╭──
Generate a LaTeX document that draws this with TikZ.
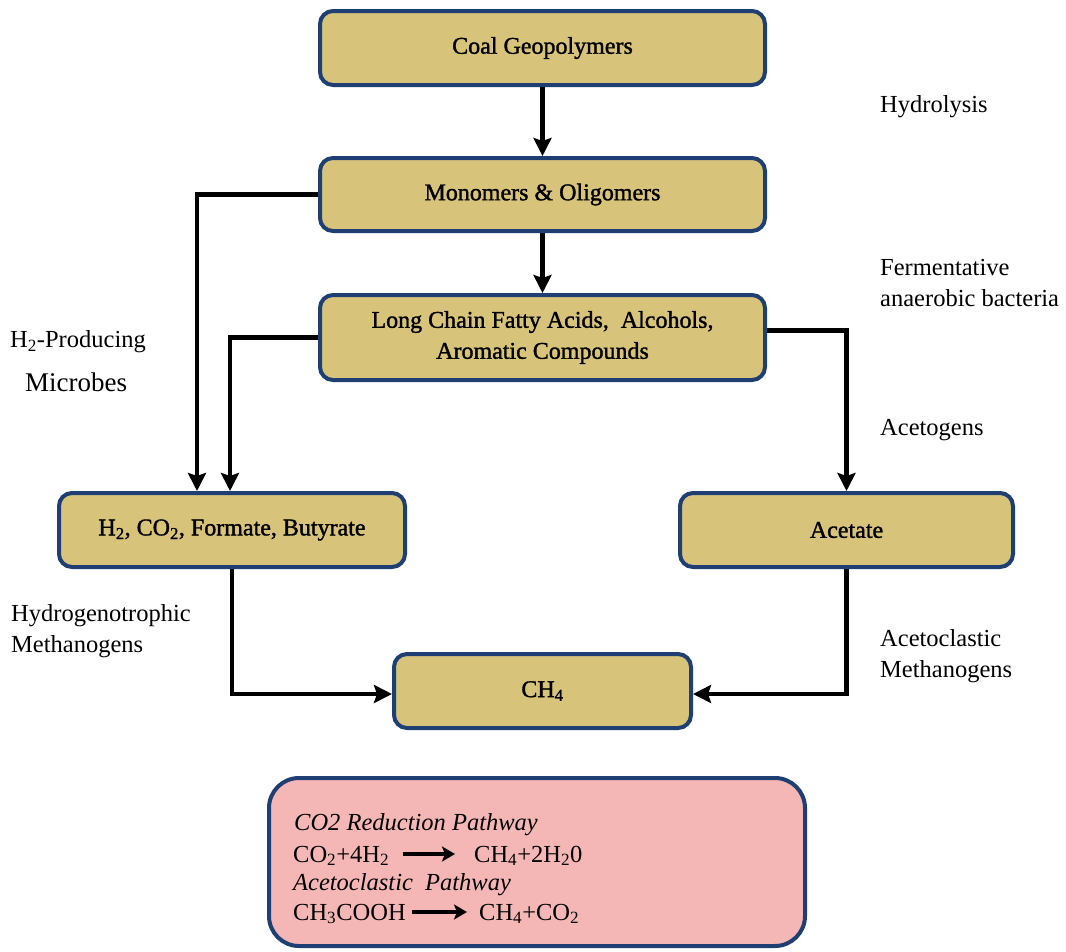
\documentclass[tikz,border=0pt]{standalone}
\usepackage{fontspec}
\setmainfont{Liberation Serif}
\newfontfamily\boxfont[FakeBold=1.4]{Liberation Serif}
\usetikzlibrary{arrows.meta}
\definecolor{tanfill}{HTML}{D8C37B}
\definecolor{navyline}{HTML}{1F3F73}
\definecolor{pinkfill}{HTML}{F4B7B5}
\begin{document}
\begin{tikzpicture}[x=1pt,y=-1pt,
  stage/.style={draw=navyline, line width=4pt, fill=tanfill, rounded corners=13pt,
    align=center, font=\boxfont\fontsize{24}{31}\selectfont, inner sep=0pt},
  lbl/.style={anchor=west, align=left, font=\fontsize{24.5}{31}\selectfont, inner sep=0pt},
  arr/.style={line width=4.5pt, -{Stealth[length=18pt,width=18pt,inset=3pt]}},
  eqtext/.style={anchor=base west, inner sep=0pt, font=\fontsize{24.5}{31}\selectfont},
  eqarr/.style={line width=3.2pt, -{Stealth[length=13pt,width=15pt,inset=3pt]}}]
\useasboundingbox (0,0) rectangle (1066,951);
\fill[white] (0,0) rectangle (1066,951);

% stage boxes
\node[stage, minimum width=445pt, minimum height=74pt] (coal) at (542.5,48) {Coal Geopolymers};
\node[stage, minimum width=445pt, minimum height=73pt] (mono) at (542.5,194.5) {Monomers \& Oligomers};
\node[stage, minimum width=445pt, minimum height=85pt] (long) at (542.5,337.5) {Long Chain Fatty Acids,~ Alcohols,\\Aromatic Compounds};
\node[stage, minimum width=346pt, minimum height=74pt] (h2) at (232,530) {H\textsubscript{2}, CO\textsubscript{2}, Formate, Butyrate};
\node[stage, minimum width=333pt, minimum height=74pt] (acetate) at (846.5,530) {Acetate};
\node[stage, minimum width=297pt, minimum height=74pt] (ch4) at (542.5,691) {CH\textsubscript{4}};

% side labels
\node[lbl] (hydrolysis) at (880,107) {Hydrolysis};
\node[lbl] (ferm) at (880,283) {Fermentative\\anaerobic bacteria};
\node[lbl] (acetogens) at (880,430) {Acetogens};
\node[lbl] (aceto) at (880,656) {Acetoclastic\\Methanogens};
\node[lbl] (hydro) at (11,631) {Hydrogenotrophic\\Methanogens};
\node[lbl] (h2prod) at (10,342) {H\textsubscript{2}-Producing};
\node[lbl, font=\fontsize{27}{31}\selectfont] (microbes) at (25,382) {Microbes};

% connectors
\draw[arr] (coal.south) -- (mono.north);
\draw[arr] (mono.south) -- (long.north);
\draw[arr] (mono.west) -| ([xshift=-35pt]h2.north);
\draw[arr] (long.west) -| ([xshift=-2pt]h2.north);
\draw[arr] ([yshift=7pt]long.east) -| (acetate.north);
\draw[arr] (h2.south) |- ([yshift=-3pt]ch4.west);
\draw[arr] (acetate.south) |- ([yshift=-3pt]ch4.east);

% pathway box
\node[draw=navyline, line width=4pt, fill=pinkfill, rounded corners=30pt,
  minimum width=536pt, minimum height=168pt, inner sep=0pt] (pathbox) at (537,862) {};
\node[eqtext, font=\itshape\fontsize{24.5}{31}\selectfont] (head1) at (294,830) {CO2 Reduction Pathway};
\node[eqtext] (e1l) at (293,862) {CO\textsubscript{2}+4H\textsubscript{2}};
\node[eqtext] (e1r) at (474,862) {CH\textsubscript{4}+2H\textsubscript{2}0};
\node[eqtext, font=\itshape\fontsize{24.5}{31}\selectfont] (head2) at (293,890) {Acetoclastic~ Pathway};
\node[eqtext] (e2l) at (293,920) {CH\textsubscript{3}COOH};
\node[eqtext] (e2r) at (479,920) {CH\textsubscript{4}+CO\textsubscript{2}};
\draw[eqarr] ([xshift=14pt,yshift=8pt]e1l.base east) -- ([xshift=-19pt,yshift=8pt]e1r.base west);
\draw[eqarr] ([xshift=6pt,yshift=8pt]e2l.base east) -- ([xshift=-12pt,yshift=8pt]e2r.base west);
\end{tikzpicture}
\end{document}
╰──
#### Requirements:
Reproduce the whole listing above word for word, but not its pictures.

#### Answer to this task:
Generate a LaTeX document that draws this with TikZ.
\documentclass[tikz,border=0pt]{standalone}
\usepackage{fontspec}
\setmainfont{Liberation Serif}
\newfontfamily\boxfont[FakeBold=1.4]{Liberation Serif}
\usetikzlibrary{arrows.meta}
\definecolor{tanfill}{HTML}{D8C37B}
\definecolor{navyline}{HTML}{1F3F73}
\definecolor{pinkfill}{HTML}{F4B7B5}
\begin{document}
\begin{tikzpicture}[x=1pt,y=-1pt,
  stage/.style={draw=navyline, line width=4pt, fill=tanfill, rounded corners=13pt,
    align=center, font=\boxfont\fontsize{24}{31}\selectfont, inner sep=0pt},
  lbl/.style={anchor=west, align=left, font=\fontsize{24.5}{31}\selectfont, inner sep=0pt},
  arr/.style={line width=4.5pt, -{Stealth[length=18pt,width=18pt,inset=3pt]}},
  eqtext/.style={anchor=base west, inner sep=0pt, font=\fontsize{24.5}{31}\selectfont},
  eqarr/.style={line width=3.2pt, -{Stealth[length=13pt,width=15pt,inset=3pt]}}]
\useasboundingbox (0,0) rectangle (1066,951);
\fill[white] (0,0) rectangle (1066,951);

% stage boxes
\node[stage, minimum width=445pt, minimum height=74pt] (coal) at (542.5,48) {Coal Geopolymers};
\node[stage, minimum width=445pt, minimum height=73pt] (mono) at (542.5,194.5) {Monomers \& Oligomers};
\node[stage, minimum width=445pt, minimum height=85pt] (long) at (542.5,337.5) {Long Chain Fatty Acids,~ Alcohols,\\Aromatic Compounds};
\node[stage, minimum width=346pt, minimum height=74pt] (h2) at (232,530) {H\textsubscript{2}, CO\textsubscript{2}, Formate, Butyrate};
\node[stage, minimum width=333pt, minimum height=74pt] (acetate) at (846.5,530) {Acetate};
\node[stage, minimum width=297pt, minimum height=74pt] (ch4) at (542.5,691) {CH\textsubscript{4}};

% side labels
\node[lbl] (hydrolysis) at (880,107) {Hydrolysis};
\node[lbl] (ferm) at (880,283) {Fermentative\\anaerobic bacteria};
\node[lbl] (acetogens) at (880,430) {Acetogens};
\node[lbl] (aceto) at (880,656) {Acetoclastic\\Methanogens};
\node[lbl] (hydro) at (11,631) {Hydrogenotrophic\\Methanogens};
\node[lbl] (h2prod) at (10,342) {H\textsubscript{2}-Producing};
\node[lbl, font=\fontsize{27}{31}\selectfont] (microbes) at (25,382) {Microbes};

% connectors
\draw[arr] (coal.south) -- (mono.north);
\draw[arr] (mono.south) -- (long.north);
\draw[arr] (mono.west) -| ([xshift=-35pt]h2.north);
\draw[arr] (long.west) -| ([xshift=-2pt]h2.north);
\draw[arr] ([yshift=7pt]long.east) -| (acetate.north);
\draw[arr] (h2.south) |- ([yshift=-3pt]ch4.west);
\draw[arr] (acetate.south) |- ([yshift=-3pt]ch4.east);

% pathway box
\node[draw=navyline, line width=4pt, fill=pinkfill, rounded corners=30pt,
  minimum width=536pt, minimum height=168pt, inner sep=0pt] (pathbox) at (537,862) {};
\node[eqtext, font=\itshape\fontsize{24.5}{31}\selectfont] (head1) at (294,830) {CO2 Reduction Pathway};
\node[eqtext] (e1l) at (293,862) {CO\textsubscript{2}+4H\textsubscript{2}};
\node[eqtext] (e1r) at (474,862) {CH\textsubscript{4}+2H\textsubscript{2}0};
\node[eqtext, font=\itshape\fontsize{24.5}{31}\selectfont] (head2) at (293,890) {Acetoclastic~ Pathway};
\node[eqtext] (e2l) at (293,920) {CH\textsubscript{3}COOH};
\node[eqtext] (e2r) at (479,920) {CH\textsubscript{4}+CO\textsubscript{2}};
\draw[eqarr] ([xshift=14pt,yshift=8pt]e1l.base east) -- ([xshift=-19pt,yshift=8pt]e1r.base west);
\draw[eqarr] ([xshift=6pt,yshift=8pt]e2l.base east) -- ([xshift=-12pt,yshift=8pt]e2r.base west);
\end{tikzpicture}
\end{document}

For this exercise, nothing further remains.